** THE REQUEST **
Extract only the first line of the listing and every line after it up to and including the one with "const fmt = new". Omit the pictures.

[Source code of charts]

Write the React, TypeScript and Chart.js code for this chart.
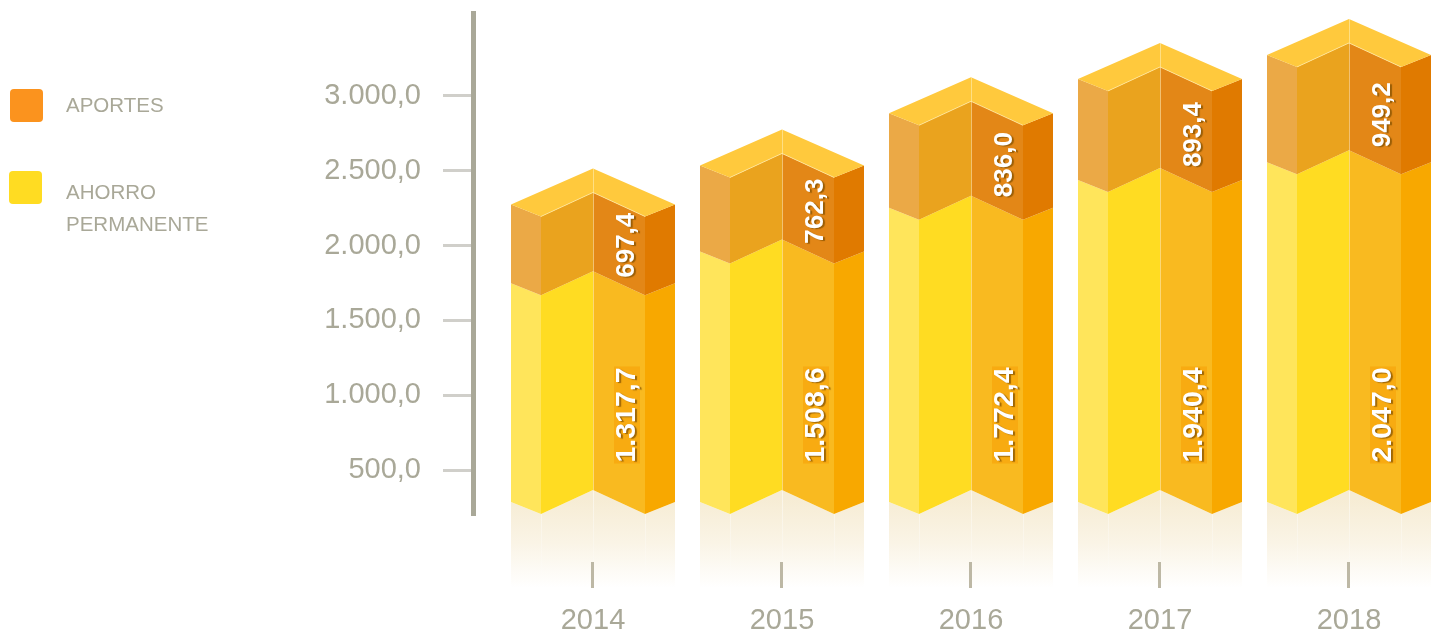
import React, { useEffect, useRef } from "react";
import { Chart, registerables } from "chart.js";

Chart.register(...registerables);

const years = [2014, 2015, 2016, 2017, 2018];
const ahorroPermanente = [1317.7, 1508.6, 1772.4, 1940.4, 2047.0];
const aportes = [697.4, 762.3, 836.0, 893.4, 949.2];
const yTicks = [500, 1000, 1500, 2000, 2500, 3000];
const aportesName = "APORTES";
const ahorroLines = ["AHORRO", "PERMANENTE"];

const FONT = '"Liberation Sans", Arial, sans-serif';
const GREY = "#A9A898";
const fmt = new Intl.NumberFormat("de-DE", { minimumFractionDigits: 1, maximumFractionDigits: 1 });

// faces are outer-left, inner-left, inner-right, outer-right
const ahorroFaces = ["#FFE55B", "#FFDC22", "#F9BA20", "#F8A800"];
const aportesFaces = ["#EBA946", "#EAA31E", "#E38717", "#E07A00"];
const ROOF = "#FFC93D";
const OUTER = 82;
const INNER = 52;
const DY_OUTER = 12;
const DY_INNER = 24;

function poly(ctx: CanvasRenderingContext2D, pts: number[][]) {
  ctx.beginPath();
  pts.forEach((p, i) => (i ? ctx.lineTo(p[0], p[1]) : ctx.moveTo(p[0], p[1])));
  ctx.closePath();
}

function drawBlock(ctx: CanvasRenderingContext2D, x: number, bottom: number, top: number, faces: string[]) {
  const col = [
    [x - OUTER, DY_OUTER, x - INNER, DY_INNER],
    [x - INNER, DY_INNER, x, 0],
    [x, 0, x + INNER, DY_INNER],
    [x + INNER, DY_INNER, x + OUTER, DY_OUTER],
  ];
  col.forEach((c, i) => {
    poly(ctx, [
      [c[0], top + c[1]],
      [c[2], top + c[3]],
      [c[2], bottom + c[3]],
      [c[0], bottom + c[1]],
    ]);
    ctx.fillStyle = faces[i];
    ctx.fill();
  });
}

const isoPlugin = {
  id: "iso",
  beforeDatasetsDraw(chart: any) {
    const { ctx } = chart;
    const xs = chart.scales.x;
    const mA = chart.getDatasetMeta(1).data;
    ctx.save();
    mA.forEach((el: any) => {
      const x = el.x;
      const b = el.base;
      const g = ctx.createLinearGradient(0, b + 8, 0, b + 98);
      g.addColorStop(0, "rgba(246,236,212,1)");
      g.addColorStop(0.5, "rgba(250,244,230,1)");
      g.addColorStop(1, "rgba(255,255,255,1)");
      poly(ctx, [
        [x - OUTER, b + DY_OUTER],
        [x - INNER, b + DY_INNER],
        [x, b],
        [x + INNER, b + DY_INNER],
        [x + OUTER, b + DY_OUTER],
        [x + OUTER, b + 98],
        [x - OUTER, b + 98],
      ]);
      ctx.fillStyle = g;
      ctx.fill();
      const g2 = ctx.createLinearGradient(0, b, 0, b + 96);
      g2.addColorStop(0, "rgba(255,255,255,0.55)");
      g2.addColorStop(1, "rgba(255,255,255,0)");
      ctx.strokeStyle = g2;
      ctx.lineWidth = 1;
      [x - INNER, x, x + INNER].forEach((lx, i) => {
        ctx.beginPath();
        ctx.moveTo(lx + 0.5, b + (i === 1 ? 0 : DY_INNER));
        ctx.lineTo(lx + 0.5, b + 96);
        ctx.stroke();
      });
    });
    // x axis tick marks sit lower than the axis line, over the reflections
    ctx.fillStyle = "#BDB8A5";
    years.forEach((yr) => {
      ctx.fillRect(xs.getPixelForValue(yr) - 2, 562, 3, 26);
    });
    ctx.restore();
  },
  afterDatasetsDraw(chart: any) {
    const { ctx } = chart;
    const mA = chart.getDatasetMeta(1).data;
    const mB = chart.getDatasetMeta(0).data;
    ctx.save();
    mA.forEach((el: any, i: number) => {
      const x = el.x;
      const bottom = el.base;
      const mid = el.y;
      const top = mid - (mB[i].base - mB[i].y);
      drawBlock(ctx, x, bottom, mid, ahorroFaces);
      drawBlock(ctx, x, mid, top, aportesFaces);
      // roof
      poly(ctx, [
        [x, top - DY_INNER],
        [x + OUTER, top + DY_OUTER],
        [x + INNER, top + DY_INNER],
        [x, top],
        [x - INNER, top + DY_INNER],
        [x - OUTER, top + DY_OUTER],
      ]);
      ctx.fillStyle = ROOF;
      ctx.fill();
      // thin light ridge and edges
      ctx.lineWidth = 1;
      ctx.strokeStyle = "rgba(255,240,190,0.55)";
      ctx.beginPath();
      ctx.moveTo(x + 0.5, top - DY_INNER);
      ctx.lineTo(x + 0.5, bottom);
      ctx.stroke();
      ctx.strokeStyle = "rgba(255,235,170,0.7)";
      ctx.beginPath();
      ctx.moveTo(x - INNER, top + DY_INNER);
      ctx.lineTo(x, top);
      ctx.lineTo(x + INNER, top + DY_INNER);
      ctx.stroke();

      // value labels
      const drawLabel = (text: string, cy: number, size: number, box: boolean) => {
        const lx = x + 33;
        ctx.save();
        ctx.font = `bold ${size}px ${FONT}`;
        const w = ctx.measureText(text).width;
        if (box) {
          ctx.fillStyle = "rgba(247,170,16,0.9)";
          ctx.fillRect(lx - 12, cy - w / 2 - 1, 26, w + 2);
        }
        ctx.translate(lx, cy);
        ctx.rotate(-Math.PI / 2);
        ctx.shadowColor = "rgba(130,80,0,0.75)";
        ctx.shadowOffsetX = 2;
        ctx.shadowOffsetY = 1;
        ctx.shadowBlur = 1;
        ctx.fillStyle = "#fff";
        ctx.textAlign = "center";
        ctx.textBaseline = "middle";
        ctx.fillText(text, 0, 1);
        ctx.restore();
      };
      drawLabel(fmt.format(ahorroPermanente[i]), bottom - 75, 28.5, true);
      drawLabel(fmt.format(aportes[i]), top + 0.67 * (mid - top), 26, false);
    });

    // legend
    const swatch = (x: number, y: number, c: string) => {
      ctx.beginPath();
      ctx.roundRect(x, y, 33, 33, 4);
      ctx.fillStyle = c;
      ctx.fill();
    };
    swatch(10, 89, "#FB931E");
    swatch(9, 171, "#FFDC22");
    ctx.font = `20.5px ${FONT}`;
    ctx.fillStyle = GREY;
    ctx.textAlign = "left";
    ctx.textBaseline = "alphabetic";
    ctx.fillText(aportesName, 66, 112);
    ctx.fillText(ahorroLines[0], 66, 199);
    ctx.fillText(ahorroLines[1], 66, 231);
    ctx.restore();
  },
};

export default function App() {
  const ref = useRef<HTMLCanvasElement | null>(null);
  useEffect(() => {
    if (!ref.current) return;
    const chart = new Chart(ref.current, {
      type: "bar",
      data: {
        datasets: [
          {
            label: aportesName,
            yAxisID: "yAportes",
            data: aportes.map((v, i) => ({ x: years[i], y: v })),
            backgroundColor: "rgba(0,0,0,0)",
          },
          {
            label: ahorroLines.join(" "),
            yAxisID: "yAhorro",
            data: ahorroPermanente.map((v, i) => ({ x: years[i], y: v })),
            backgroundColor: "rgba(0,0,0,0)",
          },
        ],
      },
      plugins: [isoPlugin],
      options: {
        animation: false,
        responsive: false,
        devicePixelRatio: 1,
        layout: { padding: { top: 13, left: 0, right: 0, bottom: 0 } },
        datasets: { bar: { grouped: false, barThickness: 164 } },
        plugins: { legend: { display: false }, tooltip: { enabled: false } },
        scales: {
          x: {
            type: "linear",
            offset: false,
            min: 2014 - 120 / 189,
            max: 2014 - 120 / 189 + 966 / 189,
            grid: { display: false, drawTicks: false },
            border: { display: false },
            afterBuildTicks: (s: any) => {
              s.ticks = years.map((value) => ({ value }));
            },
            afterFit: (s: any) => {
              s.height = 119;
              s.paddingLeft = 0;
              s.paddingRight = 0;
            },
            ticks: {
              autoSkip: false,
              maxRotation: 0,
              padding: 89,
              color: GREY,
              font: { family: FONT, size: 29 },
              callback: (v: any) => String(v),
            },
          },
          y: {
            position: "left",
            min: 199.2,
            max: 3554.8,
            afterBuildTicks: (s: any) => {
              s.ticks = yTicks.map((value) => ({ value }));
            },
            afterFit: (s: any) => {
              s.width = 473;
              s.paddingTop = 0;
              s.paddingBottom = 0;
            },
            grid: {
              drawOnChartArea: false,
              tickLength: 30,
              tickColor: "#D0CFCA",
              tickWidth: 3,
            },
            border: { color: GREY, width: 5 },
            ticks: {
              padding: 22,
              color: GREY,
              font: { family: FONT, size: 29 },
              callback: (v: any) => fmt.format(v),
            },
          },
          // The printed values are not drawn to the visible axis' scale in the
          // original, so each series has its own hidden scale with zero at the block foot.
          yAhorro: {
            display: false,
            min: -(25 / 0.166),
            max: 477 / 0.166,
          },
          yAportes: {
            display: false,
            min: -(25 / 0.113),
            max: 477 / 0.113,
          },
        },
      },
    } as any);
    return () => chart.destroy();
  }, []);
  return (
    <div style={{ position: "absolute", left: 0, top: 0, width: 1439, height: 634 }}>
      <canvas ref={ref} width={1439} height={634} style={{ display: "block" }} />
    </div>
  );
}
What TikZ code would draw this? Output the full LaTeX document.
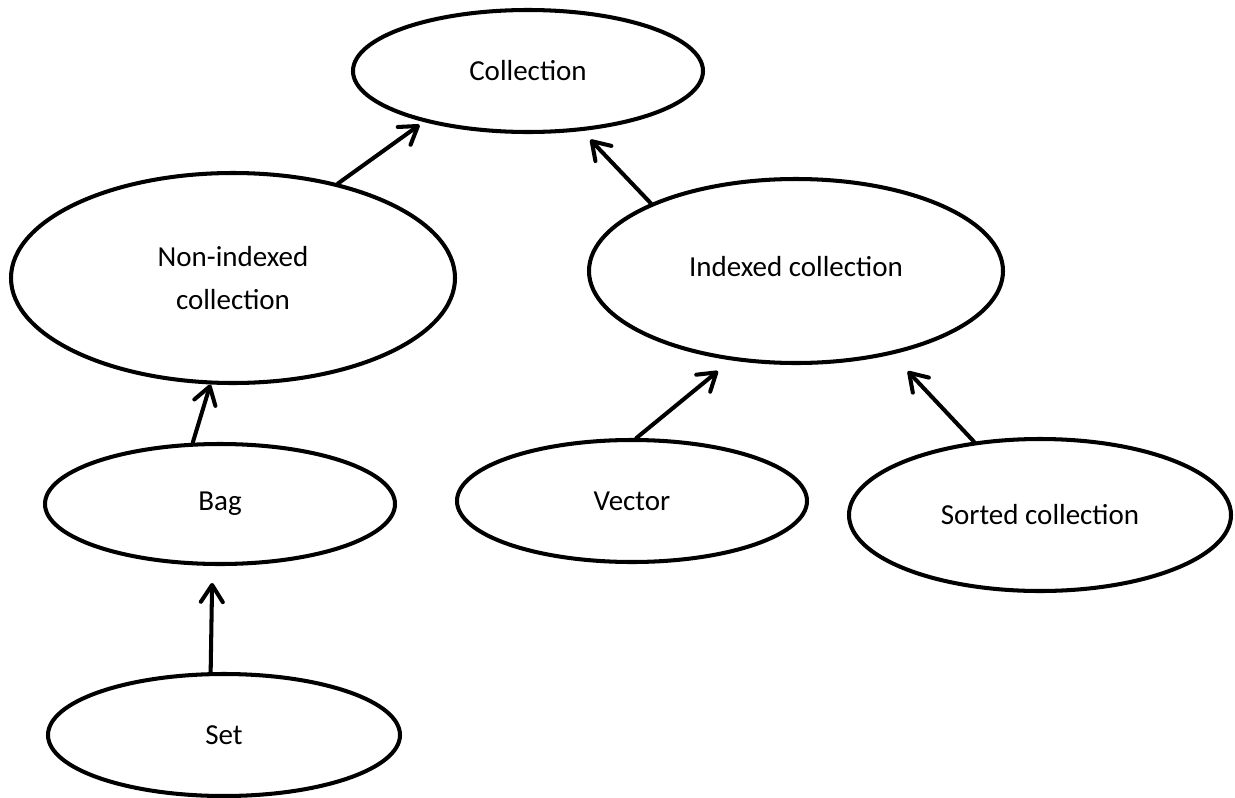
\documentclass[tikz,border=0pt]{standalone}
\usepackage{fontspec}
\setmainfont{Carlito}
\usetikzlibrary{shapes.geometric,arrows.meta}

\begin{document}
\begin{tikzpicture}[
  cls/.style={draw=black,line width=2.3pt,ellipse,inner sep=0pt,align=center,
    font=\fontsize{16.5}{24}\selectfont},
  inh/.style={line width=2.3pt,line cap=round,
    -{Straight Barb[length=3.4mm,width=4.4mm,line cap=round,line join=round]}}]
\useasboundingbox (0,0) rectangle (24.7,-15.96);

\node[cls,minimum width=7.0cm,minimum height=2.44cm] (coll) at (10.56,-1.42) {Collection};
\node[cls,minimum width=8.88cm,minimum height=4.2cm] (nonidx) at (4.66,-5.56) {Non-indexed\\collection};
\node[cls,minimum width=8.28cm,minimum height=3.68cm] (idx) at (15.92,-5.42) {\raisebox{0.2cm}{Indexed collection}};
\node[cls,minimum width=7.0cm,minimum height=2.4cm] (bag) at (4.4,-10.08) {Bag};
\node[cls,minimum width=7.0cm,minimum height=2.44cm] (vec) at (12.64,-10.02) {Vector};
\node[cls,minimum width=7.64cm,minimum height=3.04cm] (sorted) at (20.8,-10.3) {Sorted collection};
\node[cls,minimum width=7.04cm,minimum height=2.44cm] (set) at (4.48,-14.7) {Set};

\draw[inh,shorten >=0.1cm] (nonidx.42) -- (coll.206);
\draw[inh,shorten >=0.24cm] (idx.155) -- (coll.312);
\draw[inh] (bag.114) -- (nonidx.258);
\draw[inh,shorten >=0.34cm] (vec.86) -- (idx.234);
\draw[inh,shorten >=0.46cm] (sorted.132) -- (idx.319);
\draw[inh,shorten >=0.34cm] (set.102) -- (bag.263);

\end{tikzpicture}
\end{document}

** RESULT **
Write the React, TypeScript and Chart.js code for this chart.
import React, { useEffect, useRef } from "react";
import { Chart, registerables } from "chart.js";

Chart.register(...registerables);

const years = [2014, 2015, 2016, 2017, 2018];
const ahorroPermanente = [1317.7, 1508.6, 1772.4, 1940.4, 2047.0];
const aportes = [697.4, 762.3, 836.0, 893.4, 949.2];
const yTicks = [500, 1000, 1500, 2000, 2500, 3000];
const aportesName = "APORTES";
const ahorroLines = ["AHORRO", "PERMANENTE"];

const FONT = '"Liberation Sans", Arial, sans-serif';
const GREY = "#A9A898";
const fmt = new Intl.NumberFormat("de-DE", { minimumFractionDigits: 1, maximumFractionDigits: 1 });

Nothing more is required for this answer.